DATA SHOWN ::
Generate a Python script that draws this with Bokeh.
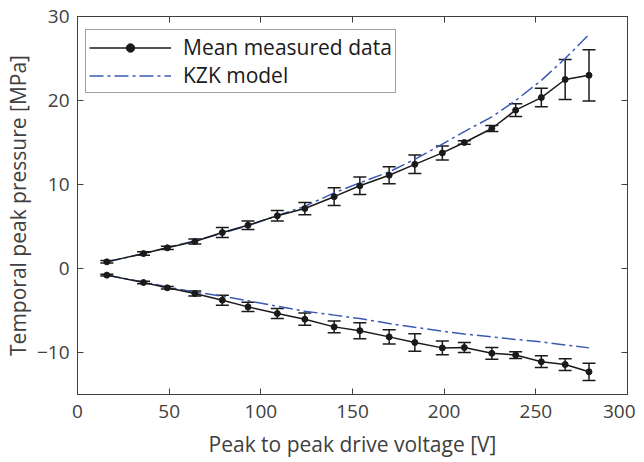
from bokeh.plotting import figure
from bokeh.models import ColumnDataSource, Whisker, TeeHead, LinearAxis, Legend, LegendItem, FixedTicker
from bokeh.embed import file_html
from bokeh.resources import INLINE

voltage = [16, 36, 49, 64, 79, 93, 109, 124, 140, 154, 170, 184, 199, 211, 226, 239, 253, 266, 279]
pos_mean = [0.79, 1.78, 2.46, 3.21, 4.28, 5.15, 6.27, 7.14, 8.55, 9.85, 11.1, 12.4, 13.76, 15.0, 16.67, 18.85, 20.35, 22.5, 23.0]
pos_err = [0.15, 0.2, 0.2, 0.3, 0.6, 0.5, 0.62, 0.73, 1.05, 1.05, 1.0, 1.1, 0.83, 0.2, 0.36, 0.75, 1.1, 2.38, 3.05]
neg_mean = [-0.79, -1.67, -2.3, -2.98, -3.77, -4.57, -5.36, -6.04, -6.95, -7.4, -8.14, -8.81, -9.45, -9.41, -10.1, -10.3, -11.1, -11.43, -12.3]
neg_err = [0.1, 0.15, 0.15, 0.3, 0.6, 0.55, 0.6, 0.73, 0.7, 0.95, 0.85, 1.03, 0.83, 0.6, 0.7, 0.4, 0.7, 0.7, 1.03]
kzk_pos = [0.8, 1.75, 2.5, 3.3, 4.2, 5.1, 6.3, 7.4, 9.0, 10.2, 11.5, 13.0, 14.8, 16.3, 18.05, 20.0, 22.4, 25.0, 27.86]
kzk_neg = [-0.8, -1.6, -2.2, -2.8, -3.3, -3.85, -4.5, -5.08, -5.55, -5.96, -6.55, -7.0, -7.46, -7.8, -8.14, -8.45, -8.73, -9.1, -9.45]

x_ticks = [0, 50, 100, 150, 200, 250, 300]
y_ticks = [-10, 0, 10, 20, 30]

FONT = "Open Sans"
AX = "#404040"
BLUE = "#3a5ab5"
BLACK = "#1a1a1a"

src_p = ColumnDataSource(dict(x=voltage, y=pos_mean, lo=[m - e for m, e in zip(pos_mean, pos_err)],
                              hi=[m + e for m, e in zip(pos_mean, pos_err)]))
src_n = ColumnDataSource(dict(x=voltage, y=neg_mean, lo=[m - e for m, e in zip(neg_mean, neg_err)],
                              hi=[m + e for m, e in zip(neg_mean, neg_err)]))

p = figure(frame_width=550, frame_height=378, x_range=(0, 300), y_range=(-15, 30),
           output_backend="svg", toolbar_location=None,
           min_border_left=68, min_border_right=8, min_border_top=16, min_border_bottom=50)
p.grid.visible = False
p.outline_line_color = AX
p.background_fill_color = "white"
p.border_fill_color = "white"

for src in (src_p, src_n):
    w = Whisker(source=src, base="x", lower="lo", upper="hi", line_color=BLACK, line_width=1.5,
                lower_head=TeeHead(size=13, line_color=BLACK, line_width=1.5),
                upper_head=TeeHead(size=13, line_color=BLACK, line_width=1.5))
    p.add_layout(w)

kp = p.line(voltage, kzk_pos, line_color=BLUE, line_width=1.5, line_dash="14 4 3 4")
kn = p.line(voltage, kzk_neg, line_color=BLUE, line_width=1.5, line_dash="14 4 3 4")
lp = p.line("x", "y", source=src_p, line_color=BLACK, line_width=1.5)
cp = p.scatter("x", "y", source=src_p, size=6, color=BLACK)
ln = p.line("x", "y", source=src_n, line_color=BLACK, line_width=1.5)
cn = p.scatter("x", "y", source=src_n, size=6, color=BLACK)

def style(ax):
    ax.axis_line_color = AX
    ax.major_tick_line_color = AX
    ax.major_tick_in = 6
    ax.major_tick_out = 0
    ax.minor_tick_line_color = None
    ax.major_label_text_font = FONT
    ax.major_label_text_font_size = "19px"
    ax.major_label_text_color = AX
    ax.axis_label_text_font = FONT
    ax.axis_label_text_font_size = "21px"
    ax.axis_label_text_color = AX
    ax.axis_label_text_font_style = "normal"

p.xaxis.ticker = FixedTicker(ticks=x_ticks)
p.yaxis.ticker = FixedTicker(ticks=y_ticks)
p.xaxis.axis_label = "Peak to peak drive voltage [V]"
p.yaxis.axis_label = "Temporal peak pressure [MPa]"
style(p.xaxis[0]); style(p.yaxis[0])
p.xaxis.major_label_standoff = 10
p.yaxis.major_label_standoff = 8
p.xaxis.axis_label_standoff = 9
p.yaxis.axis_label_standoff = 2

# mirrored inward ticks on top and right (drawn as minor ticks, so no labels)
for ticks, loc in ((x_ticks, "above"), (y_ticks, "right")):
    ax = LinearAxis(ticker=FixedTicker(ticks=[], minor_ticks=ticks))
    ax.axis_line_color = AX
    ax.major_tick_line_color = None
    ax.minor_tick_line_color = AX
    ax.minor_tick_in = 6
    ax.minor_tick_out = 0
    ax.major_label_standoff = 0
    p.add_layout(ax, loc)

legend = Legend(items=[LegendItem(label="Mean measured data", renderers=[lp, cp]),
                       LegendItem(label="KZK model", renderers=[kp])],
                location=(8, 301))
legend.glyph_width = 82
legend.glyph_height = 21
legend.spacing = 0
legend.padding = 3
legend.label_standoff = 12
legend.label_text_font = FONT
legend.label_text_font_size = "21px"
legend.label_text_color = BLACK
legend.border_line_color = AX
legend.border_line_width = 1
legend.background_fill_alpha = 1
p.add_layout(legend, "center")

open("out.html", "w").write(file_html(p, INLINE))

TASK DIRECTIONS ::
Write out the whole listing exactly, and drop the pictures.

EXERCISE SOLUTION ::
Generate a Python script that draws this with Bokeh.
from bokeh.plotting import figure
from bokeh.models import ColumnDataSource, Whisker, TeeHead, LinearAxis, Legend, LegendItem, FixedTicker
from bokeh.embed import file_html
from bokeh.resources import INLINE

voltage = [16, 36, 49, 64, 79, 93, 109, 124, 140, 154, 170, 184, 199, 211, 226, 239, 253, 266, 279]
pos_mean = [0.79, 1.78, 2.46, 3.21, 4.28, 5.15, 6.27, 7.14, 8.55, 9.85, 11.1, 12.4, 13.76, 15.0, 16.67, 18.85, 20.35, 22.5, 23.0]
pos_err = [0.15, 0.2, 0.2, 0.3, 0.6, 0.5, 0.62, 0.73, 1.05, 1.05, 1.0, 1.1, 0.83, 0.2, 0.36, 0.75, 1.1, 2.38, 3.05]
neg_mean = [-0.79, -1.67, -2.3, -2.98, -3.77, -4.57, -5.36, -6.04, -6.95, -7.4, -8.14, -8.81, -9.45, -9.41, -10.1, -10.3, -11.1, -11.43, -12.3]
neg_err = [0.1, 0.15, 0.15, 0.3, 0.6, 0.55, 0.6, 0.73, 0.7, 0.95, 0.85, 1.03, 0.83, 0.6, 0.7, 0.4, 0.7, 0.7, 1.03]
kzk_pos = [0.8, 1.75, 2.5, 3.3, 4.2, 5.1, 6.3, 7.4, 9.0, 10.2, 11.5, 13.0, 14.8, 16.3, 18.05, 20.0, 22.4, 25.0, 27.86]
kzk_neg = [-0.8, -1.6, -2.2, -2.8, -3.3, -3.85, -4.5, -5.08, -5.55, -5.96, -6.55, -7.0, -7.46, -7.8, -8.14, -8.45, -8.73, -9.1, -9.45]

x_ticks = [0, 50, 100, 150, 200, 250, 300]
y_ticks = [-10, 0, 10, 20, 30]

FONT = "Open Sans"
AX = "#404040"
BLUE = "#3a5ab5"
BLACK = "#1a1a1a"

src_p = ColumnDataSource(dict(x=voltage, y=pos_mean, lo=[m - e for m, e in zip(pos_mean, pos_err)],
                              hi=[m + e for m, e in zip(pos_mean, pos_err)]))
src_n = ColumnDataSource(dict(x=voltage, y=neg_mean, lo=[m - e for m, e in zip(neg_mean, neg_err)],
                              hi=[m + e for m, e in zip(neg_mean, neg_err)]))

p = figure(frame_width=550, frame_height=378, x_range=(0, 300), y_range=(-15, 30),
           output_backend="svg", toolbar_location=None,
           min_border_left=68, min_border_right=8, min_border_top=16, min_border_bottom=50)
p.grid.visible = False
p.outline_line_color = AX
p.background_fill_color = "white"
p.border_fill_color = "white"

for src in (src_p, src_n):
    w = Whisker(source=src, base="x", lower="lo", upper="hi", line_color=BLACK, line_width=1.5,
                lower_head=TeeHead(size=13, line_color=BLACK, line_width=1.5),
                upper_head=TeeHead(size=13, line_color=BLACK, line_width=1.5))
    p.add_layout(w)

kp = p.line(voltage, kzk_pos, line_color=BLUE, line_width=1.5, line_dash="14 4 3 4")
kn = p.line(voltage, kzk_neg, line_color=BLUE, line_width=1.5, line_dash="14 4 3 4")
lp = p.line("x", "y", source=src_p, line_color=BLACK, line_width=1.5)
cp = p.scatter("x", "y", source=src_p, size=6, color=BLACK)
ln = p.line("x", "y", source=src_n, line_color=BLACK, line_width=1.5)
cn = p.scatter("x", "y", source=src_n, size=6, color=BLACK)

def style(ax):
    ax.axis_line_color = AX
    ax.major_tick_line_color = AX
    ax.major_tick_in = 6
    ax.major_tick_out = 0
    ax.minor_tick_line_color = None
    ax.major_label_text_font = FONT
    ax.major_label_text_font_size = "19px"
    ax.major_label_text_color = AX
    ax.axis_label_text_font = FONT
    ax.axis_label_text_font_size = "21px"
    ax.axis_label_text_color = AX
    ax.axis_label_text_font_style = "normal"

p.xaxis.ticker = FixedTicker(ticks=x_ticks)
p.yaxis.ticker = FixedTicker(ticks=y_ticks)
p.xaxis.axis_label = "Peak to peak drive voltage [V]"
p.yaxis.axis_label = "Temporal peak pressure [MPa]"
style(p.xaxis[0]); style(p.yaxis[0])
p.xaxis.major_label_standoff = 10
p.yaxis.major_label_standoff = 8
p.xaxis.axis_label_standoff = 9
p.yaxis.axis_label_standoff = 2

# mirrored inward ticks on top and right (drawn as minor ticks, so no labels)
for ticks, loc in ((x_ticks, "above"), (y_ticks, "right")):
    ax = LinearAxis(ticker=FixedTicker(ticks=[], minor_ticks=ticks))
    ax.axis_line_color = AX
    ax.major_tick_line_color = None
    ax.minor_tick_line_color = AX
    ax.minor_tick_in = 6
    ax.minor_tick_out = 0
    ax.major_label_standoff = 0
    p.add_layout(ax, loc)

legend = Legend(items=[LegendItem(label="Mean measured data", renderers=[lp, cp]),
                       LegendItem(label="KZK model", renderers=[kp])],
                location=(8, 301))
legend.glyph_width = 82
legend.glyph_height = 21
legend.spacing = 0
legend.padding = 3
legend.label_standoff = 12
legend.label_text_font = FONT
legend.label_text_font_size = "21px"
legend.label_text_color = BLACK
legend.border_line_color = AX
legend.border_line_width = 1
legend.background_fill_alpha = 1
p.add_layout(legend, "center")

open("out.html", "w").write(file_html(p, INLINE))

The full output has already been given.